La forteresse meurt si on la démantèle
Mais le temps, brisé, vit plus noble ; et soudain
Les yeux, se souvenant du toit avec dédain,
Préfèrent voir le ciel dans la pierre en dentelle.

Rendons grâce - attendu qu’il nous manquait encor
D’avoir ce qu’ont les Grecs sur la colline d’or :
Le symbole du beau consacré par l’insulte !-

Rendons grâce aux pointeurs du stupide canon
Puisque de leur adresse allemande il résulte
Une honte pour eux, pour nous un Parthénon !

Edmond Rostand

Malgré le souhait de certains de conserver la cathédrale dans la tragique grandeur des ses ruines, la reconstruction fut entreprise sous la conduite de l’architecte Henri Deneux, avec l’aide de généreux donateurs, en particulier de Fondations américaines (Carnégie, Ford, Rockfeller).

La reconstruction

La première guerre mondiale a bien failli être fatale à l’architecture comme à la sculpture.

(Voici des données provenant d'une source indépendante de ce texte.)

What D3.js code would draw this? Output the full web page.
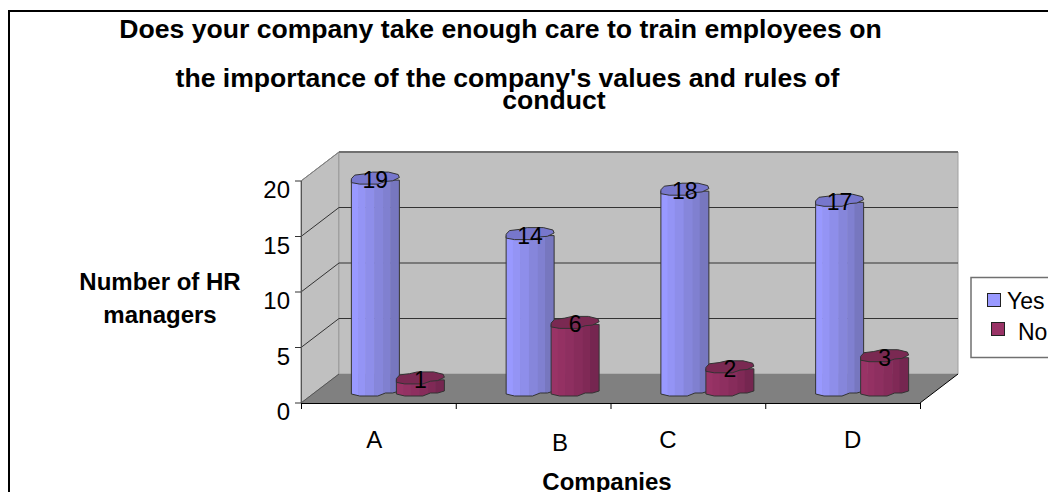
<!DOCTYPE html>
<html><head><meta charset="utf-8">
<script src="https://cdn.jsdelivr.net/npm/d3@7/dist/d3.min.js"></script>
<style>html,body{margin:0;padding:0;background:#fff;overflow:hidden}svg{display:block}text{font-family:"Liberation Sans",Arial,sans-serif;fill:#000}</style>
</head><body><svg id="c" width="1048" height="492"></svg>
<script>
const categories = ["A","B","C","D"];
const yesValues = [19,14,18,17];
const noValues = [1,6,2,3];
const yTicks = [0,5,10,15,20];
const seriesNames = ["Yes","No"];
const titleLines = ["Does your company take enough care to train employees on","the importance of the company's values and rules of","conduct"];
const yLabel = ["Number of HR","managers"];
const xLabel = "Companies";

const svg = d3.select("#c");
// oblique 3D frame
const dx = 38, dy = -29;
const y = d3.scaleLinear().domain([0,20]).range([403,181]);
const x = d3.scaleBand().domain(categories).range([301,920]);
const poly = pts => pts.map(p=>p.join(",")).join(" ");

svg.append("rect").attr("x",9).attr("y",11).attr("width",1060).attr("height",520).attr("fill","#fff").attr("stroke","#000").attr("stroke-width",2);

// walls
const x0=x.range()[0], x1=x.range()[1], yb=y(0), yt=y(20);
svg.append("polygon").attr("points",poly([[x0,yb],[x0,yt],[x0+dx,yt+dy],[x0+dx,yb+dy]])).attr("fill","#c0c0c0").attr("stroke","#808080");
svg.append("polygon").attr("points",poly([[x0+dx,yb+dy],[x0+dx,yt+dy],[x1+dx,yt+dy],[x1+dx,yb+dy]])).attr("fill","#c0c0c0").attr("stroke","#a0a0a0").attr("stroke-width",1);
svg.append("line").attr("x1",x0+dx).attr("x2",x1+dx).attr("y1",yt+dy).attr("y2",yt+dy).attr("stroke","#707070").attr("stroke-width",2);
svg.append("polygon").attr("points",poly([[x0,yb],[x1,yb],[x1+dx,yb+dy],[x0+dx,yb+dy]])).attr("fill","#808080");
// gridlines
yTicks.slice(1,-1).forEach(t=>{
  svg.append("polyline").attr("points",poly([[x0,y(t)],[x0+dx,y(t)+dy],[x1+dx,y(t)+dy]])).attr("fill","none").attr("stroke","#333").attr("stroke-width",1);
});
svg.append("line").attr("x1",x0).attr("y1",yt).attr("x2",x0+dx).attr("y2",yt+dy).attr("stroke","#808080");
svg.append("line").attr("x1",x0).attr("y1",yb).attr("x2",x0+dx).attr("y2",yb+dy).attr("stroke","#555");
svg.append("line").attr("x1",x1).attr("y1",yb).attr("x2",x1+dx).attr("y2",yb+dy).attr("stroke","#000");
// axes
svg.append("line").attr("x1",x0+.5).attr("x2",x0+.5).attr("y1",yt).attr("y2",yb).attr("stroke","#555");
yTicks.forEach(t=>{
  svg.append("line").attr("x1",x0-6).attr("x2",x0).attr("y1",y(t)).attr("y2",y(t)).attr("stroke","#333");
  svg.append("text").attr("x",x0-11).attr("y",y(t)+17).attr("text-anchor","end").attr("font-size",24).text(t);
});
svg.append("line").attr("x1",x0).attr("x2",x1).attr("y1",yb+.5).attr("y2",yb+.5).attr("stroke","#000");
[...categories.map(c=>x(c)),x1].forEach(v=>svg.append("line").attr("x1",v+.5).attr("x2",v+.5).attr("y1",yb).attr("y2",yb+6).attr("stroke","#000"));
const catOffs={A:-4,B:27,C:-20,D:10};
categories.forEach(c=>svg.append("text").attr("x",x(c)+x.bandwidth()/2+catOffs[c]).attr("y",c==="B"?451:448).attr("text-anchor","middle").attr("font-size",24).text(c));

// faceted cylinders
const R=24, ry=6;
const outline=[[-1,0.1],[-.86,-.5],[-.45,-.7],[-.12,-1],[.55,-1],[.95,-.6],[1,-.1],[.72,.45],[.42,.55],[.1,1],[-.65,1],[-1,.75]];
const facetStops=[-1,-.72,-.42,-.05,.32,.62,1];
const blueShades=["#9999ff","#9494f5","#8e8eea","#8686db","#8080d0","#7777bf"];
const redShades=["#993366","#943163","#8e2f60","#872c5b","#802956","#752650"];
function cyl(cx,val,shades,top){
  const base=389, h=y(0)-y(val), tc=base-h;
  const g=svg.append("g");
  const lower=[[-1,tc+2],[1,tc+2],[1,base+2],[.72,base+4],[.42,base+4],[.1,base+7],[-.65,base+7],[-1,base+5]];
  const clipId="cl"+Math.round(cx);
  g.append("clipPath").attr("id",clipId).append("polygon").attr("points",poly(lower.map(p=>[cx+p[0]*R,p[1]])));
  const fg=g.append("g").attr("clip-path",`url(#${clipId})`);
  shades.forEach((s,i)=>fg.append("rect").attr("x",cx+facetStops[i]*R).attr("width",(facetStops[i+1]-facetStops[i])*R+.5).attr("y",tc).attr("height",base+8-tc).attr("fill",s));
  g.append("polygon").attr("points",poly(lower.map(p=>[cx+p[0]*R,p[1]]))).attr("fill","none").attr("stroke","#333").attr("stroke-width",1);
  g.append("polygon").attr("points",poly(outline.map(p=>[cx+p[0]*R,tc+p[1]*ry]))).attr("fill",top).attr("stroke","#333").attr("stroke-width",1);
  g.append("text").attr("x",cx).attr("y",tc+10).attr("text-anchor","middle").attr("font-size",23).text(val);
}
categories.forEach((c,i)=>{
  const xm=x(c)+x.bandwidth()/2;
  cyl(xm-3,yesValues[i],blueShades,"#7777cc");
  cyl(xm+42,noValues[i],redShades,"#7a2952");
});

// titles
const tx=[500.5,507.5,554], ty=[38,87,109];
titleLines.forEach((t,i)=>svg.append("text").attr("x",tx[i]).attr("y",ty[i]).attr("text-anchor","middle").attr("font-size",26.6).attr("font-weight","bold").text(t));
yLabel.forEach((t,i)=>svg.append("text").attr("x",160).attr("y",[290,323][i]).attr("text-anchor","middle").attr("font-size",24).attr("font-weight","bold").text(t));
svg.append("text").attr("x",607).attr("y",490).attr("text-anchor","middle").attr("font-size",24).attr("font-weight","bold").text(xLabel);

// legend
svg.append("rect").attr("x",971).attr("y",277.5).attr("width",100).attr("height",80).attr("fill","#fff").attr("stroke","#707070").attr("stroke-width",1.5);
[["#9999ff",987.5,293.5,1007,309],["#993366",991.5,322.5,1018,340]].forEach((d,i)=>{
  svg.append("rect").attr("x",d[1]).attr("y",d[2]).attr("width",13).attr("height",13).attr("fill",d[0]).attr("stroke","#222");
  svg.append("text").attr("x",d[3]).attr("y",d[4]).attr("font-size",23).text(seriesNames[i]);
});
</script></body></html>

Henri Deneux,qui a dirigé les travaux de reconstruction - car c’est bien ainsi qu’il faut appeler certaines des restaurations menées entre 1918 et 1937 - a dû parfois refaire si complètement certaines parties du monument qu’on peut les considérer comme des copies. Pour autant que l’on puisse en juger d’après les photographies anciennes, ses restitutions semblent être strictement fidèles. Il en va de même pour la sculpture.

Peter Kurmann

Succédant à l’architecte Max Sainsaulieu, Henri Deneux, "véritable sauveur de la cathédrale", fut nommé en 1915, architecte en chef de la cathédrale de Reims.

De 1919 à 1921, on classa et inventoria les débris avant de reconstituer statues et chapiteaux ; les murs et voûtes sont réparés, les contreforts et arcs-boutants consolidés....

En 1924-1926, l’architecte reconstitue la charpente de la cathédrale en éléments de ciment armé, assemblés et démontables, procédé qu’il appliqua au préalable à la charpente de l’église Saint-Jacques de Reims en 1920-1921. Il couvre de plomb la toiture et rétablit sur la crête les fleurs de lys qui, à la Révolution avaient été supprimées. Le clocher à l’ange et le carillon sont fidèlement reconstitués.

La galerie haute de la nef est remontée sous sa forme première. Les vitraux recomposés scrupuleusement par le maître-verrier Jacques Simon, grâce à des calques exécutés jadis par son père, regagnent leur place dans les fenêtres hautes.

Des fouilles archéologiques, entre 1919 et 1930, sous le dallage du XVIIIe siècle, mettent à jour des vestiges des fondations des édifices antérieurs, au milieu de constructions romaines qui invitent à conclure à la présence jadis de thermes.

Henri Deneux put ainsi établir un plan de la première cathédrale attribuée à Saint-Nicaise et de la cathédrale d’Ebbon. La fouille a amené la découverte de toute la série de caveaux et tombeaux des archevêques inhumés dans le chœur de la cathédrale carolingienne. Le dallage avait été surélevé par les débris du jubé édifié en 1417 par Collard de Givry et démoli en 1744 ; de nombreux fragments authentifiés par les dessins de Jacques Cellier de 1580, ont été retrouvés, ils sont conservés au Palais du Tau.

La cathédrale fut partiellement rendue au culte en 1927 et reconsacrée le 18 octobre 1937, par le cardinal Suhard. En parallèle à la restauration de la cathédrale, Henri Deneux veilla à la reconstruction des églises Saint-Remi et Saint-Jacques. L’ensemble de ses travaux lui valurent d’être promu chevalier de la Légion d’honneur, puis officier en 1927.